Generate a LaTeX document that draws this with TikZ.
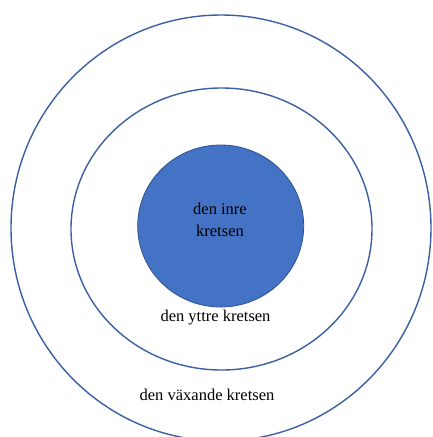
\documentclass[tikz,border=0pt]{standalone}
\usepackage{fontspec}
\setmainfont{Liberation Serif}
\usetikzlibrary{positioning,shapes.geometric}
\definecolor{ringblue}{HTML}{3A5FA3}
\definecolor{corefill}{HTML}{4472C4}
\definecolor{coredraw}{HTML}{2F528F}
\begin{document}
\begin{tikzpicture}[
					x=1pt, y=-1pt,
					ring/.style={ellipse, draw=ringblue, line width=1.4pt, inner sep=0pt},
					core/.style={ellipse, draw=coredraw, fill=corefill, line width=0.8pt, inner sep=0pt,
						minimum width=166pt, minimum height=162pt},
					labeltext/.style={font=\fontsize{16.5pt}{22pt}\selectfont, align=center, inner sep=0pt}
					]
					\useasboundingbox (0,0) rectangle (432,437);
					
					% ===== RINGS =====
					\node[ring, minimum width=420pt, minimum height=426pt] (outer) at (221,228) {};
					\node[ring, minimum width=301pt, minimum height=282pt] (middle) at (221.5,229) {};
					
					% ===== CORE =====
					\node[core] (inner) at (220.7,226) {};
					\node[labeltext] (lblInner) at (220,220) {den inre\\kretsen};
					
					% ===== LABELS =====
					\node[labeltext] (lblMiddle) at (215.5,318) {den yttre kretsen};
					\node[labeltext] (lblOuter) at (207,395) {den växande kretsen};
				\end{tikzpicture}
\end{document}
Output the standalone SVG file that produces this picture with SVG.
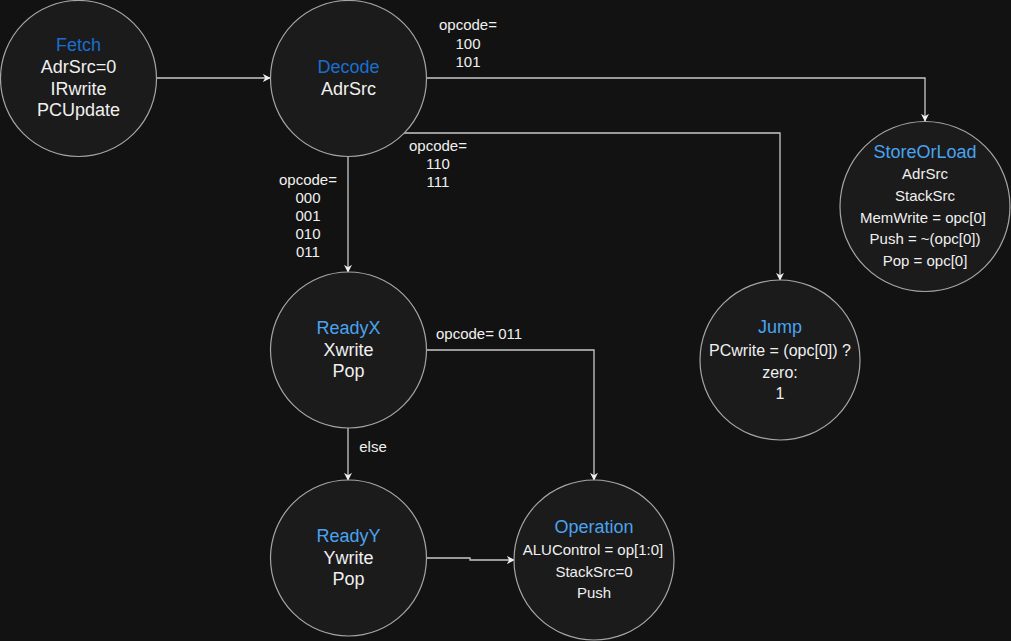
<svg xmlns="http://www.w3.org/2000/svg" width="1011" height="641" viewBox="0 0 1011 641">
<style>
.n{fill:#1b1b1b;stroke:#a6a6a6;stroke-width:1.2}
text{font-family:"Liberation Sans",Arial,sans-serif;fill:#f0f0f0;text-anchor:middle}
.t1{fill:#1a6ed0;font-size:18px}
.t2{fill:#4aa3f0;font-size:18px}
.b{font-size:18px}
.s{font-size:15px}
.m{font-size:15px}
.j{font-size:16px}
.c{fill:none;stroke:#c8c8c8;stroke-width:1.3}
.l{font-size:15px}
</style>
<defs>
<marker id="a" viewBox="0 0 10 10" refX="9" refY="5" markerWidth="8" markerHeight="8" orient="auto" markerUnits="userSpaceOnUse">
<path d="M0,0 L10,5 L0,10 L3,5 z" fill="#f0f0f0"/>
</marker>
</defs>
<rect width="1011" height="641" fill="#121212"/>
<g id="connectors">
<path class="c" d="M157,78 H270" marker-end="url(#a)"/>
<path class="c" d="M427,78 H925 V121" marker-end="url(#a)"/>
<path class="c" d="M403,133 H780 V280" marker-end="url(#a)"/>
<path class="c" d="M348,157 V272" marker-end="url(#a)"/>
<path class="c" d="M427,350 H594 V480" marker-end="url(#a)"/>
<path class="c" d="M348,428 V480" marker-end="url(#a)"/>
<path class="c" d="M427,558 H470 V560 H514" marker-end="url(#a)"/>
<text class="l" x="468" y="30">opcode=</text>
<text class="l" x="468" y="49">100</text>
<text class="l" x="468" y="67">101</text>
<text class="l" x="438" y="151">opcode=</text>
<text class="l" x="438" y="169">110</text>
<text class="l" x="438" y="187">111</text>
<text class="l" x="308" y="185">opcode=</text>
<text class="l" x="308" y="203">000</text>
<text class="l" x="308" y="221">001</text>
<text class="l" x="308" y="239">010</text>
<text class="l" x="308" y="257">011</text>
<text class="l" x="436" y="339" style="text-anchor:start">opcode= 011</text>
<text class="l" x="373" y="452">else</text>
</g>
<g id="fetch">
<circle class="n" cx="78.5" cy="78.5" r="78"/>
<text class="t1" x="78.5" y="51">Fetch</text>
<text class="b" x="78.5" y="73">AdrSrc=0</text>
<text class="b" x="78.5" y="95">IRwrite</text>
<text class="b" x="78.5" y="116">PCUpdate</text>
</g>
<g id="decode">
<circle class="n" cx="348.5" cy="78.5" r="78"/>
<text class="t1" x="348.5" y="73">Decode</text>
<text class="b" x="348.5" y="95">AdrSrc</text>
</g>
<g id="storeorload">
<circle class="n" cx="925" cy="206.5" r="85"/>
<text class="t2" x="925" y="158">StoreOrLoad</text>
<text class="s" x="925" y="179">AdrSrc</text>
<text class="s" x="925" y="201">StackSrc</text>
<text class="s" x="923" y="223">MemWrite = opc[0]</text>
<text class="s" x="925" y="244">Push = ~(opc[0])</text>
<text class="s" x="925" y="266">Pop = opc[0]</text>
</g>
<g id="jump">
<circle class="n" cx="780" cy="360" r="80"/>
<text class="t2" x="780" y="333">Jump</text>
<text class="j" x="780" y="356">PCwrite = (opc[0]) ?</text>
<text class="j" x="780" y="378">zero:</text>
<text class="j" x="780" y="399">1</text>
</g>
<g id="readyx">
<circle class="n" cx="348.5" cy="350" r="78"/>
<text class="t2" x="348.5" y="334">ReadyX</text>
<text class="b" x="348.5" y="356">Xwrite</text>
<text class="b" x="348.5" y="377">Pop</text>
</g>
<g id="readyy">
<circle class="n" cx="348.5" cy="558" r="78"/>
<text class="t2" x="348.5" y="542">ReadyY</text>
<text class="b" x="348.5" y="564">Ywrite</text>
<text class="b" x="348.5" y="585">Pop</text>
</g>
<g id="operation">
<circle class="n" cx="594" cy="560" r="80"/>
<text class="t2" x="594" y="533">Operation</text>
<text class="m" x="593" y="555">ALUControl = op[1:0]</text>
<text class="m" x="594" y="577">StackSrc=0</text>
<text class="m" x="594" y="598">Push</text>
</g>
</svg>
--------------------------------------------------
* REQUIRED TASK: Write out the records above exactly as they stand, leaving out every picture.

* EXERCISE ANSWER:
Generate a LaTeX document that draws this with TikZ.
\documentclass[tikz,border=0pt]{standalone}
\usepackage{fontspec}
\setmainfont{Liberation Serif}
\usetikzlibrary{positioning,shapes.geometric}
\definecolor{ringblue}{HTML}{3A5FA3}
\definecolor{corefill}{HTML}{4472C4}
\definecolor{coredraw}{HTML}{2F528F}
\begin{document}
\begin{tikzpicture}[
					x=1pt, y=-1pt,
					ring/.style={ellipse, draw=ringblue, line width=1.4pt, inner sep=0pt},
					core/.style={ellipse, draw=coredraw, fill=corefill, line width=0.8pt, inner sep=0pt,
						minimum width=166pt, minimum height=162pt},
					labeltext/.style={font=\fontsize{16.5pt}{22pt}\selectfont, align=center, inner sep=0pt}
					]
					\useasboundingbox (0,0) rectangle (432,437);
					
					% ===== RINGS =====
					\node[ring, minimum width=420pt, minimum height=426pt] (outer) at (221,228) {};
					\node[ring, minimum width=301pt, minimum height=282pt] (middle) at (221.5,229) {};
					
					% ===== CORE =====
					\node[core] (inner) at (220.7,226) {};
					\node[labeltext] (lblInner) at (220,220) {den inre\\kretsen};
					
					% ===== LABELS =====
					\node[labeltext] (lblMiddle) at (215.5,318) {den yttre kretsen};
					\node[labeltext] (lblOuter) at (207,395) {den växande kretsen};
				\end{tikzpicture}
\end{document}
Output the standalone SVG file that produces this picture with SVG.
<svg xmlns="http://www.w3.org/2000/svg" width="1011" height="641" viewBox="0 0 1011 641">
<style>
.n{fill:#1b1b1b;stroke:#a6a6a6;stroke-width:1.2}
text{font-family:"Liberation Sans",Arial,sans-serif;fill:#f0f0f0;text-anchor:middle}
.t1{fill:#1a6ed0;font-size:18px}
.t2{fill:#4aa3f0;font-size:18px}
.b{font-size:18px}
.s{font-size:15px}
.m{font-size:15px}
.j{font-size:16px}
.c{fill:none;stroke:#c8c8c8;stroke-width:1.3}
.l{font-size:15px}
</style>
<defs>
<marker id="a" viewBox="0 0 10 10" refX="9" refY="5" markerWidth="8" markerHeight="8" orient="auto" markerUnits="userSpaceOnUse">
<path d="M0,0 L10,5 L0,10 L3,5 z" fill="#f0f0f0"/>
</marker>
</defs>
<rect width="1011" height="641" fill="#121212"/>
<g id="connectors">
<path class="c" d="M157,78 H270" marker-end="url(#a)"/>
<path class="c" d="M427,78 H925 V121" marker-end="url(#a)"/>
<path class="c" d="M403,133 H780 V280" marker-end="url(#a)"/>
<path class="c" d="M348,157 V272" marker-end="url(#a)"/>
<path class="c" d="M427,350 H594 V480" marker-end="url(#a)"/>
<path class="c" d="M348,428 V480" marker-end="url(#a)"/>
<path class="c" d="M427,558 H470 V560 H514" marker-end="url(#a)"/>
<text class="l" x="468" y="30">opcode=</text>
<text class="l" x="468" y="49">100</text>
<text class="l" x="468" y="67">101</text>
<text class="l" x="438" y="151">opcode=</text>
<text class="l" x="438" y="169">110</text>
<text class="l" x="438" y="187">111</text>
<text class="l" x="308" y="185">opcode=</text>
<text class="l" x="308" y="203">000</text>
<text class="l" x="308" y="221">001</text>
<text class="l" x="308" y="239">010</text>
<text class="l" x="308" y="257">011</text>
<text class="l" x="436" y="339" style="text-anchor:start">opcode= 011</text>
<text class="l" x="373" y="452">else</text>
</g>
<g id="fetch">
<circle class="n" cx="78.5" cy="78.5" r="78"/>
<text class="t1" x="78.5" y="51">Fetch</text>
<text class="b" x="78.5" y="73">AdrSrc=0</text>
<text class="b" x="78.5" y="95">IRwrite</text>
<text class="b" x="78.5" y="116">PCUpdate</text>
</g>
<g id="decode">
<circle class="n" cx="348.5" cy="78.5" r="78"/>
<text class="t1" x="348.5" y="73">Decode</text>
<text class="b" x="348.5" y="95">AdrSrc</text>
</g>
<g id="storeorload">
<circle class="n" cx="925" cy="206.5" r="85"/>
<text class="t2" x="925" y="158">StoreOrLoad</text>
<text class="s" x="925" y="179">AdrSrc</text>
<text class="s" x="925" y="201">StackSrc</text>
<text class="s" x="923" y="223">MemWrite = opc[0]</text>
<text class="s" x="925" y="244">Push = ~(opc[0])</text>
<text class="s" x="925" y="266">Pop = opc[0]</text>
</g>
<g id="jump">
<circle class="n" cx="780" cy="360" r="80"/>
<text class="t2" x="780" y="333">Jump</text>
<text class="j" x="780" y="356">PCwrite = (opc[0]) ?</text>
<text class="j" x="780" y="378">zero:</text>
<text class="j" x="780" y="399">1</text>
</g>
<g id="readyx">
<circle class="n" cx="348.5" cy="350" r="78"/>
<text class="t2" x="348.5" y="334">ReadyX</text>
<text class="b" x="348.5" y="356">Xwrite</text>
<text class="b" x="348.5" y="377">Pop</text>
</g>
<g id="readyy">
<circle class="n" cx="348.5" cy="558" r="78"/>
<text class="t2" x="348.5" y="542">ReadyY</text>
<text class="b" x="348.5" y="564">Ywrite</text>
<text class="b" x="348.5" y="585">Pop</text>
</g>
<g id="operation">
<circle class="n" cx="594" cy="560" r="80"/>
<text class="t2" x="594" y="533">Operation</text>
<text class="m" x="593" y="555">ALUControl = op[1:0]</text>
<text class="m" x="594" y="577">StackSrc=0</text>
<text class="m" x="594" y="598">Push</text>
</g>
</svg>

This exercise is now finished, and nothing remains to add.